How the Gap Connects to the Rest of the Game
Every progression system that does not happen on the combat ground happens in the Gap. The Melee Combat loop is tuned in the Gap. The rewards from defeating Resonants are slotted in the Gap. The artifacts the player picks up across Manhattan are crafted in the Gap. The Aberrant's growing catalog of forms lives in the Gap.
That single-hub design keeps the build vocabulary in one place. When the public combat previews describe build crafting, they describe the Gap.
Story Framing
Dylan spent essentially his entire life inside the Oldest House as a long-term containment subject. The Gap is an extension of that interiority.
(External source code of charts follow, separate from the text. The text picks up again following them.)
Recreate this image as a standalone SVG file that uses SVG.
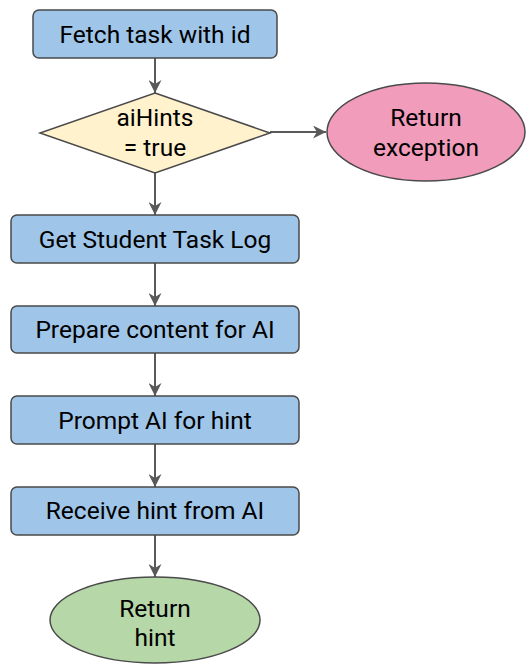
<svg xmlns="http://www.w3.org/2000/svg" width="527" height="664" viewBox="0 0 527 664">
<style>
.box{fill:#9fc5e8;stroke:#4a4a4a;stroke-width:1.5}
.dia{fill:#fff2cc;stroke:#4a4a4a;stroke-width:1.5}
.pink{fill:#f19cbb;stroke:#4a4a4a;stroke-width:1.5}
.green{fill:#b6d7a8;stroke:#4a4a4a;stroke-width:1.5}
.t{font-family:Roboto,"Liberation Sans",sans-serif;font-size:24.5px;fill:#000;text-anchor:middle}
.c{stroke:#595959;stroke-width:2;fill:none;marker-end:url(#ah)}
</style>
<defs>
<marker id="ah" viewBox="0 0 10 10" refX="10" refY="5" markerWidth="6.5" markerHeight="6.5" markerUnits="strokeWidth" orient="auto">
<path d="M0,0 L10,5 L0,10 L3,5 Z" fill="#595959"/>
</marker>
</defs>
<rect width="527" height="664" fill="#fff"/>
<g id="connectors">
<line class="c" x1="155" y1="58" x2="155" y2="93"/>
<line class="c" x1="270" y1="132" x2="326" y2="132"/>
<line class="c" x1="155" y1="173" x2="155" y2="215"/>
<line class="c" x1="155" y1="263" x2="155" y2="306"/>
<line class="c" x1="155" y1="353" x2="155" y2="396"/>
<line class="c" x1="155" y1="444" x2="155" y2="487"/>
<line class="c" x1="155" y1="535" x2="155" y2="577"/>
</g>
<g id="fetch">
<rect class="box" x="33" y="10" width="244" height="48" rx="6"/>
<text class="t" x="155" y="43">Fetch task with id</text>
</g>
<g id="decision">
<polygon class="dia" points="155,93 270,133 155,173 40,133"/>
<text class="t" x="155" y="126">aiHints</text>
<text class="t" x="155" y="156">= true</text>
</g>
<g id="exception">
<ellipse class="pink" cx="426" cy="132" rx="99" ry="49"/>
<text class="t" x="426" y="126">Return</text>
<text class="t" x="426" y="156">exception</text>
</g>
<g id="log">
<rect class="box" x="11" y="215" width="288" height="48" rx="6"/>
<text class="t" x="155" y="248">Get Student Task Log</text>
</g>
<g id="prepare">
<rect class="box" x="11" y="306" width="288" height="47" rx="6"/>
<text class="t" x="155" y="338">Prepare content for AI</text>
</g>
<g id="prompt">
<rect class="box" x="11" y="396" width="288" height="48" rx="6"/>
<text class="t" x="155" y="429">Prompt AI for hint</text>
</g>
<g id="receive">
<rect class="box" x="11" y="487" width="288" height="48" rx="6"/>
<text class="t" x="155" y="519">Receive hint from AI</text>
</g>
<g id="hint">
<ellipse class="green" cx="155" cy="620" rx="105" ry="43"/>
<text class="t" x="155" y="617">Return</text>
<text class="t" x="155" y="646">hint</text>
</g>
</svg>
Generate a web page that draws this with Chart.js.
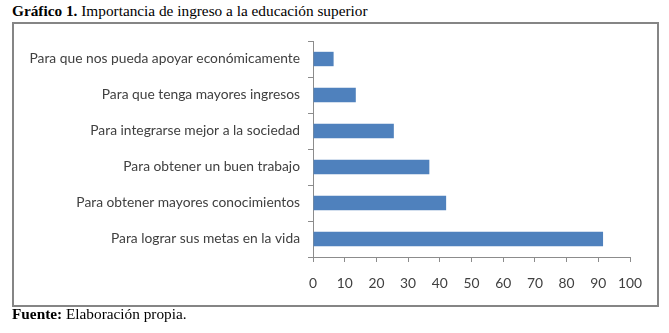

Where Jesse Faden's first-game progression sat in the world (binding to Objects of Power, learning abilities through physical contact with the agency's catalog), Dylan's progression sits inside him. The Gap externalises that inwardness as a navigable space.
Unconfirmed Details
Exact controls and input cadence for opening the Gap on each platform.
Whether the Gap pauses the game world or operates with a partial real-time element.
Whether story events alter the Gap's appearance or available sections.
Whether the Gap has any cooperative or social-feature behaviours; the game is single-player only.
Whether the Gap exposes a public stats or codex surface beyond build management.
This page will be updated as more is revealed.